Foam rollers are not usually the first choice for emulsion on full walls and ceilings. They are better known for gloss or smooth finishes on smaller areas. For standard emulsion work, they often do not carry enough paint and can make larger jobs slower than necessary.

Woven sleeves are durable and useful on rougher surfaces, but they may leave a bit more texture. Again, it depends what finish you want and what surface you are covering.

Smooth finish or fast coverage – you usually pick one first

There is no single best roller because decorating jobs pull in two directions. Some people want the smoothest possible finish. Others want to get two coats on a ceiling before lunch.

If finish is the priority, go for a short or medium pile quality sleeve and work in steady sections without overloading it. You may need to refill more often, but the result is tidier.

If speed is the priority, especially in a utility room, rental refresh or large ceiling, a medium to longer pile sleeve may help you move faster. You will cover more area per load, but the finish may look slightly more textured.

For most homes, a medium pile roller is the sensible middle ground. It handles normal wall conditions well, works with standard emulsion and keeps the job efficient without making the finish look heavy.

Common mistakes when choosing a roller

The biggest mistake is buying the cheapest sleeve available and expecting it to behave like a better-made one. Low-quality rollers can shed fibres into the paint, flatten too quickly or apply emulsion unevenly. Saving a pound on the sleeve can cost more in extra time and frustration.

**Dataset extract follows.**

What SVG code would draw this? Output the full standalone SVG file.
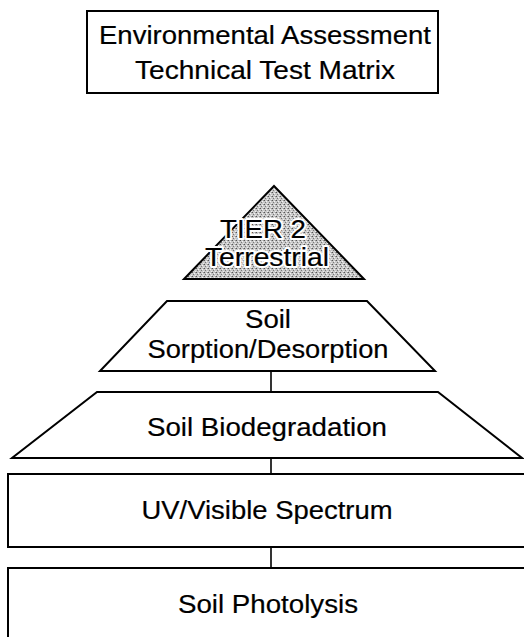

Another common issue is using a long pile roller on smooth plaster because it feels like it should cover faster. It often does the opposite. You spend more time correcting splatter, spreading heavy patches and trying to even out the texture.

Some people also choose a wide roller without thinking about the room layout. If there are tight corners, fitted furniture, radiators or narrow landing walls, a large roller becomes more of a nuisance than a help.

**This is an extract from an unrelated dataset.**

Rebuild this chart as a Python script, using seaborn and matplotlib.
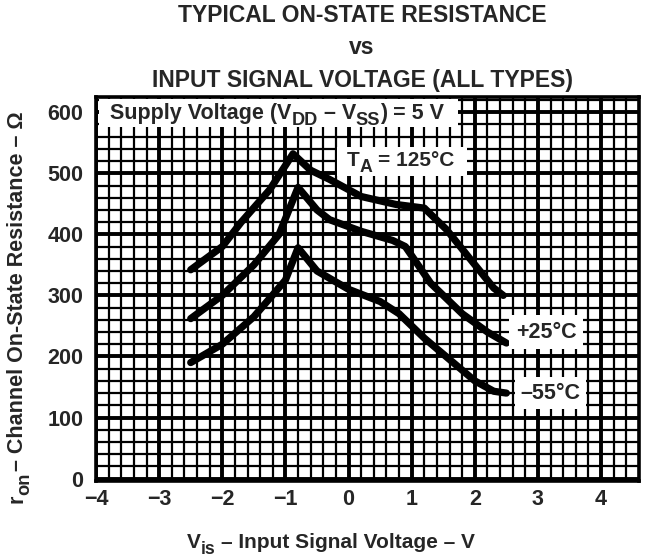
import numpy as np
import pandas as pd
import matplotlib
matplotlib.use("Agg")
import matplotlib.pyplot as plt
import seaborn as sns
from matplotlib.ticker import MultipleLocator
from matplotlib.transforms import IdentityTransform
from matplotlib.patches import Rectangle

# ---- data ----
v_125 = [-2.5, -2.0, -1.7, -1.25, -0.88, -0.6, -0.3, 0.2, 0.75, 1.2, 1.55, 1.9, 2.3, 2.45]
r_125 = [342, 380, 420, 473, 532, 505, 490, 462, 449, 443, 408, 363, 312, 300]

v_25 = [-2.5, -2.0, -1.5, -1.1, -0.8, -0.5, -0.3, 0.2, 0.7, 0.9, 1.3, 1.8, 2.2, 2.5]
r_25 = [262, 300, 350, 400, 477, 440, 424, 405, 390, 380, 320, 270, 240, 222]

v_m55 = [-2.5, -2.0, -1.5, -1.0, -0.8, -0.5, 0.0, 0.5, 0.8, 1.2, 1.6, 2.0, 2.3, 2.5]
r_m55 = [190, 220, 265, 325, 378, 340, 310, 290, 270, 230, 195, 160, 143, 140]

x_ticks = [-4, -3, -2, -1, 0, 1, 2, 3, 4]
y_ticks = [0, 100, 200, 300, 400, 500, 600]

title_lines = ["TYPICAL ON-STATE RESISTANCE", "vs", "INPUT SIGNAL VOLTAGE (ALL TYPES)"]

df = pd.concat([
    pd.DataFrame({"v": v_125, "r": r_125, "temp": "125"}),
    pd.DataFrame({"v": v_25, "r": r_25, "temp": "25"}),
    pd.DataFrame({"v": v_m55, "r": r_m55, "temp": "-55"}),
], ignore_index=True)

sns.set_style("white")
plt.rcParams['font.family'] = ['Liberation Sans', 'DejaVu Sans']
plt.rcParams['font.weight'] = 'bold'
plt.rcParams['axes.unicode_minus'] = True

W, H = 660, 559
fig = plt.figure(figsize=(W / 100, H / 100), dpi=100)
L, R, T, B = 96, 639, 97, 481
ax = fig.add_axes([L / W, 1 - B / H, (R - L) / W, (B - T) / H])

sns.lineplot(data=df, x="v", y="r", hue="temp", palette=["black"] * 3,
             linewidth=5.2, legend=False, ax=ax, sort=False, estimator=None)

ax.set_xlim(-4, 4.6)
ax.set_ylim(-4, 625)
ax.set_xticks(x_ticks)
ax.set_yticks(y_ticks)
ax.xaxis.set_minor_locator(MultipleLocator(0.2))
ax.yaxis.set_minor_locator(MultipleLocator(20))
ax.set_axisbelow(True)
ax.grid(which="major", color="black", linewidth=2.8)
ax.grid(which="minor", color="black", linewidth=1.6)
ax.tick_params(which="both", length=0)
ax.tick_params(axis="x", pad=6, labelsize=15.5)
ax.tick_params(axis="y", pad=9, labelsize=15.5)
for lab in ax.get_xticklabels() + ax.get_yticklabels():
    lab.set_fontweight("bold")
for s in ax.spines.values():
    s.set_color("black")
    s.set_linewidth(2.6)
ax.set_xlabel("")
ax.set_ylabel("")

renderer = fig.canvas.get_renderer()
ident = IdentityTransform()


def chain(x0, y0, pieces, size, rotation=0, zorder=7):
    """Place text pieces one after another (pixel coords, origin bottom-left).
    pieces: (text, scale, baseline_shift_em, gap_before_em)."""
    em = size * 100 / 72
    cur = 0.0
    exts = []
    for s, scale, shift, gap in pieces:
        cur += gap * em
        if rotation == 0:
            t = fig.text(x0 + cur, y0 - shift * em, s, fontsize=size * scale,
                         ha="left", va="baseline", transform=ident,
                         fontweight="bold", zorder=zorder)
            e = t.get_window_extent(renderer)
            cur += e.width
        else:
            t = fig.text(x0 + shift * em, y0 + cur, s, fontsize=size * scale,
                         rotation=90, rotation_mode="anchor", ha="left",
                         va="baseline", transform=ident, fontweight="bold",
                         zorder=zorder)
            e = t.get_window_extent(renderer)
            cur += e.height
        exts.append(e)
    return exts


def white_box(x0, y0, x1, y1):
    fig.add_artist(Rectangle((x0, y0), x1 - x0, y1 - y0, transform=ident,
                             facecolor="white", edgecolor="none", zorder=6))


SUB = 0.85
SH = 0.28

# Supply voltage label (top-left, white box to the frame)
ex = chain(110, H - 119, [("Supply Voltage (V", 1, 0, 0), ("DD", SUB, SH, 0),
                          ("– V", 1, 0, 0.278), ("SS", SUB, SH, 0),
                          (") = 5 V", 1, 0, 0)], 15.5)
right = max(e.x1 for e in ex)
white_box(98.5, H - 127, right + 14, H - 98.5)

# T_A = 125 C
ex = chain(347, H - 166, [("T", 1, 0, 0), ("A", SUB, SH, 0),
                          ("= 125°C", 1, 0, 0.278)], 15)
white_box(337, H - 176, max(e.x1 for e in ex) + 12, H - 147)

ax.text(3.13, 240, "+25°C", ha="center", va="center", fontsize=15.5,
        fontweight="bold", bbox=dict(facecolor="white", edgecolor="none", pad=5), zorder=6)
ax.text(3.2, 140, "–55°C", ha="center", va="center", fontsize=15.5,
        fontweight="bold", bbox=dict(facecolor="white", edgecolor="none", pad=4), zorder=6)

for t, yp in zip(title_lines, [15, 48, 80]):
    fig.text(362 / W, 1 - yp / H, t, ha="center", va="center",
             fontsize=16.5, fontweight="bold")

# x label
chain(187, H - 548, [("V", 1, 0, 0), ("is", SUB, SH, 0),
                     ("– Input Signal Voltage – V", 1, 0, 0.278)], 15)
# y label (rotated)
chain(23, H - 503, [("r", 1, 0, 0), ("on", SUB, SH, 0),
                    ("– Channel On-State Resistance – Ω", 1, 0, 0.05)], 15.5,
      rotation=90)

fig.savefig("out.png", dpi=100)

Then there is paint loading. Even the right roller performs badly if it is soaked. A roller should be well loaded, not dripping. Use the tray properly and roll off the excess before going to the wall.

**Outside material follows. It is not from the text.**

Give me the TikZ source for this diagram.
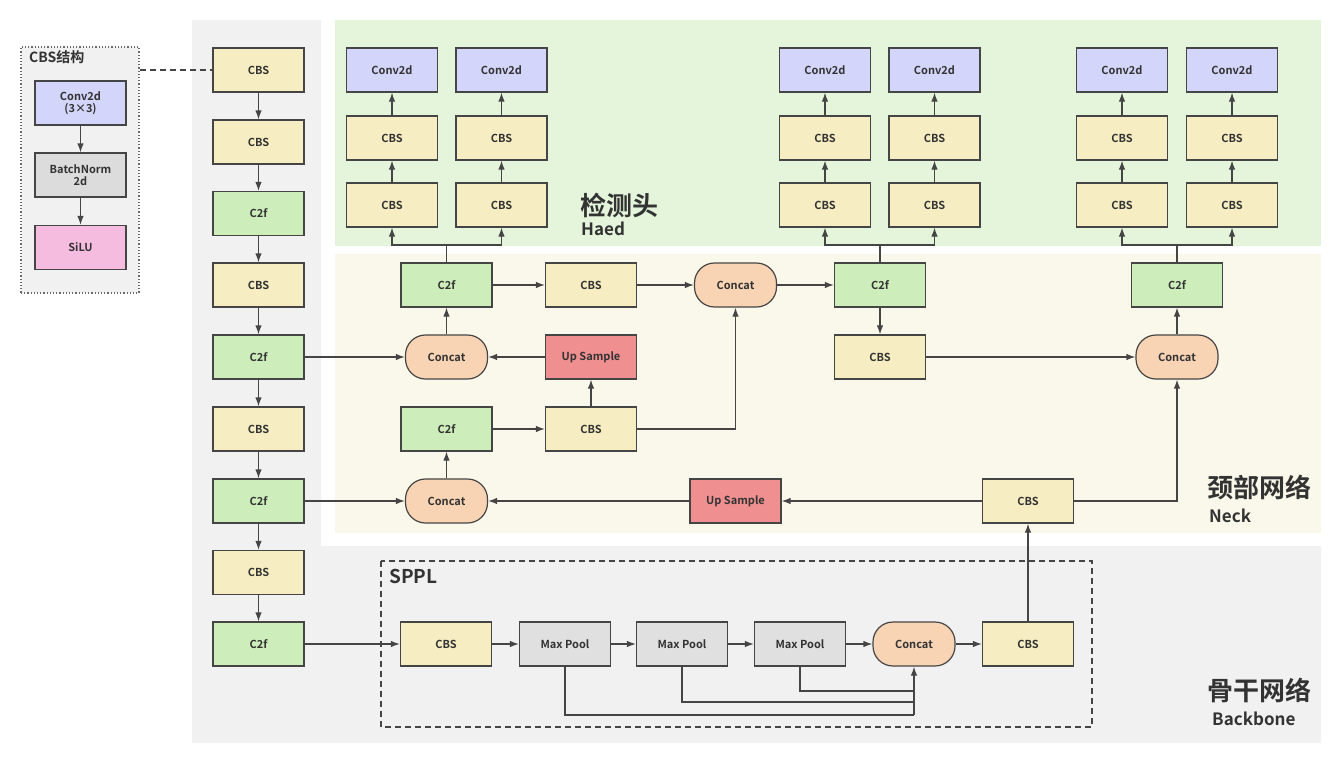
\documentclass[tikz,border=0pt]{standalone}
\usepackage{fontspec}
\setmainfont{Noto Sans CJK SC}[BoldFont={Noto Sans CJK SC Bold}]
\usetikzlibrary{arrows.meta}
\definecolor{linec}{HTML}{454545}
\definecolor{textc}{HTML}{333333}
\definecolor{cbsc}{HTML}{F6EEC2}
\definecolor{c2fc}{HTML}{CDEEBA}
\definecolor{convc}{HTML}{D3D5FA}
\definecolor{catc}{HTML}{F9D4B4}
\definecolor{upc}{HTML}{EF8F8F}
\definecolor{poolc}{HTML}{E0E0E0}
\definecolor{bnc}{HTML}{DCDCDC}
\definecolor{siluc}{HTML}{F6BCDF}
\definecolor{bgray}{HTML}{F1F1F1}
\definecolor{bgreen}{HTML}{E4F5DC}
\definecolor{byellow}{HTML}{FAF8EA}
\tikzset{
  blk/.style={draw=linec,line width=1.2pt,minimum width=91pt,minimum height=44pt,inner sep=0pt,
    text=textc,font=\bfseries\fontsize{11}{12.5}\selectfont},
  cbs/.style={blk,fill=cbsc},
  ctf/.style={blk,fill=c2fc},
  conv/.style={blk,fill=convc},
  pool/.style={blk,fill=poolc},
  upsm/.style={blk,fill=upc},
  cat/.style={blk,fill=catc,rounded corners=20pt,minimum width=82pt},
  ln/.style={draw=linec,line width=1.2pt},
  arr/.style={ln,-{Latex[length=9pt,width=6.5pt]}},
  bigtxt/.style={anchor=west,inner sep=0pt,text=textc,font=\bfseries\fontsize{26}{28}\selectfont},
  smalltxt/.style={anchor=west,inner sep=0pt,text=textc,font=\bfseries\fontsize{17}{19}\selectfont}
}
\begin{document}
\begin{tikzpicture}[x=1pt,y=-1pt]
  \useasboundingbox (0,0) rectangle (1341,763);
  \fill[bgray] (192,20) -- (321,20) -- (321,546) -- (1321,546) -- (1321,743) -- (192,743) -- cycle;
  \fill[bgreen] (335,20) rectangle (1321,246);
  \fill[byellow] (335,254) rectangle (1321,533);
  \draw[linec,dashed,line width=1.2pt,dash pattern=on 6pt off 4pt] (381,561) rectangle (1092,727);

  \node (cbsbox) at (80,170) [draw=linec!80,dotted,line width=1.2pt,fill=bgray,minimum width=118pt,minimum height=246pt] {};
  \node (cbstitle) at (29,57) [anchor=west,inner sep=0pt,text=textc,font=\bfseries\fontsize{14}{16}\selectfont] {CBS结构};
  \node (sconv) at (80.5,103) [conv,align=center] {Conv2d\\(3×3)};
  \node (sbn) at (80.5,175) [blk,fill=bnc,align=center] {BatchNorm\\2d};
  \node (ssilu) at (80.5,247.5) [blk,fill=siluc] {SiLU};
  \draw[arr] (sconv) -- (sbn);
  \draw[arr] (sbn) -- (ssilu);

  \node (headcn) at (580,205) [bigtxt] {检测头};
  \node (headen) at (581,229) [smalltxt] {Haed};
  \node (neckcn) at (1207,488) [bigtxt] {颈部网络};
  \node (necken) at (1209,516) [smalltxt] {Neck};
  \node (bbcn) at (1207,690) [bigtxt] {骨干网络};
  \node (bben) at (1212,719) [smalltxt] {Backbone};
  \node (sppl) at (389,576) [anchor=west,inner sep=0pt,text=textc,font=\bfseries\fontsize{19}{21}\selectfont] {SPPL};

  \foreach \i/\y/\s/\t in {1/70/cbs/CBS,2/142/cbs/CBS,3/213.5/ctf/C2f,4/285/cbs/CBS,5/357/ctf/C2f,
      6/429/cbs/CBS,7/501/ctf/C2f,8/572.5/cbs/CBS,9/644/ctf/C2f}
    \node (bb\i) at (258.5,\y) [\s] {\t};
  \foreach \i/\j in {1/2,2/3,3/4,4/5,5/6,6/7,7/8,8/9}
    \draw[arr] (bb\i) -- (bb\j);
  \draw[ln,dash pattern=on 6pt off 4pt] (cbsbox.east |- bb1) -- (bb1.west);

  \foreach \i/\x in {1/392,2/501.5,3/825,4/934.5,5/1122,6/1232} {
    \node (ha\i) at (\x,205) [cbs] {CBS};
    \node (hb\i) at (\x,138) [cbs] {CBS};
    \node (hc\i) at (\x,70) [conv] {Conv2d};
    \draw[arr] (ha\i) -- (hb\i);
    \draw[arr] (hb\i) -- (hc\i);
  }

  \node (nc1) at (446.5,285) [ctf] {C2f};
  \node (ncbs1) at (591,285) [cbs] {CBS};
  \node (ncat1) at (735.5,285) [cat] {Concat};
  \node (nc2) at (880,285) [ctf] {C2f};
  \node (nc3) at (1177,285) [ctf] {C2f};
  \node (ncat2) at (446.5,357) [cat] {Concat};
  \node (nup1) at (591,357) [upsm] {Up Sample};
  \node (ncbs2) at (880,357) [cbs] {CBS};
  \node (ncat3) at (1177,357) [cat] {Concat};
  \node (nc4) at (446.5,429) [ctf] {C2f};
  \node (ncbs3) at (591,429) [cbs] {CBS};
  \node (ncat4) at (446.5,501) [cat] {Concat};
  \node (nup2) at (735.5,501) [upsm] {Up Sample};
  \node (ncbs4) at (1028,501) [cbs] {CBS};

  \node (scbs1) at (446,644) [cbs] {CBS};
  \node (smp1) at (565,644) [pool] {Max Pool};
  \node (smp2) at (682,644) [pool] {Max Pool};
  \node (smp3) at (800,644) [pool] {Max Pool};
  \node (scat) at (914,644) [cat] {Concat};
  \node (scbs2) at (1028,644) [cbs] {CBS};

  \draw[arr] (bb5) -- (ncat2);
  \draw[arr] (bb7) -- (ncat4);
  \draw[arr] (bb9) -- (scbs1);
  \draw[arr] (scbs1) -- (smp1);
  \draw[arr] (smp1) -- (smp2);
  \draw[arr] (smp2) -- (smp3);
  \draw[arr] (smp3) -- (scat);
  \draw[arr] (scat) -- (scbs2);
  \coordinate (j1) at (914,715);
  \coordinate (j2) at (914,702);
  \coordinate (j3) at (914,691);
  \draw[ln] (smp1.south) |- (j1);
  \draw[ln] (smp2.south) |- (j2);
  \draw[ln] (smp3.south) |- (j3);
  \draw[arr] (j1) -- (scat.south);

  \draw[arr] (scbs2) -- (ncbs4);
  \draw[arr] (ncbs4) -- (nup2);
  \draw[arr] (nup2) -- (ncat4);
  \draw[arr] (ncbs4.east) -| (ncat3.south);
  \draw[arr] (ncat4) -- (nc4);
  \draw[arr] (nc4) -- (ncbs3);
  \draw[arr] (ncbs3) -- (nup1);
  \draw[arr] (ncbs3.east) -| (ncat1.south);
  \draw[arr] (nup1) -- (ncat2);
  \draw[arr] (ncat2) -- (nc1);
  \draw[arr] (nc1) -- (ncbs1);
  \draw[arr] (ncbs1) -- (ncat1);
  \draw[arr] (ncat1) -- (nc2);
  \draw[arr] (nc2) -- (ncbs2);
  \draw[arr] (ncbs2) -- (ncat3);
  \draw[arr] (ncat3) -- (nc3);

  \coordinate (b1) at (446.5,245);
  \coordinate (b2) at (880,245);
  \coordinate (b3) at (1177,245);
  \draw[ln] (nc1) -- (b1);
  \draw[ln] (nc2) -- (b2);
  \draw[ln] (nc3) -- (b3);
  \draw[arr] (b1) -| (ha1);
  \draw[arr] (b1) -| (ha2);
  \draw[arr] (b2) -| (ha3);
  \draw[arr] (b2) -| (ha4);
  \draw[arr] (b3) -| (ha5);
  \draw[arr] (b3) -| (ha6);
\end{tikzpicture}
\end{document}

A practical way to choose roller for emulsion paint

If you want the short version, match the roller to the wall before you think about anything else. Smooth plaster or well-prepared painted walls usually suit a short to medium pile synthetic or microfibre sleeve. Slightly uneven ceilings and older walls often suit medium pile best. Rough surfaces need a longer pile, but expect a more textured finish.

For size, 9 inch is the practical default for most rooms. Add a mini roller for touch-ins and awkward spaces if needed. That gives you coverage where you want it and control where you need it.

If you are repainting a family home rather than doing specialist decorative work, you do not need an overcomplicated setup. One decent roller frame, one good 9 inch sleeve suited to your wall type, a tray and a smaller roller for detail work is usually enough to get the job done properly.

When it is worth spending a bit more

A better roller sleeve usually means cleaner application, less fibre loss and better paint release. That can reduce the number of passes needed and help avoid visible lap marks. On one small wall, the difference may feel minor. Across a full room or several ceilings, it becomes obvious.

This is one of those decorating tools where buying the right item once makes more sense than replacing a poor one halfway through. If you are ordering paint, masking tape and other room-prep bits together, it is worth adding a decent sleeve to the basket rather than treating it as an afterthought.

At Homepride Online, the practical approach is the same as it would be in a local hardware shop – buy for the surface you have, not the label that sounds the fanciest.

A good roller will not fix poor prep or rushed painting, but it will make a standard emulsion job easier, cleaner and more predictable. And when you are halfway through a room on a busy weeknight, that is usually what matters most.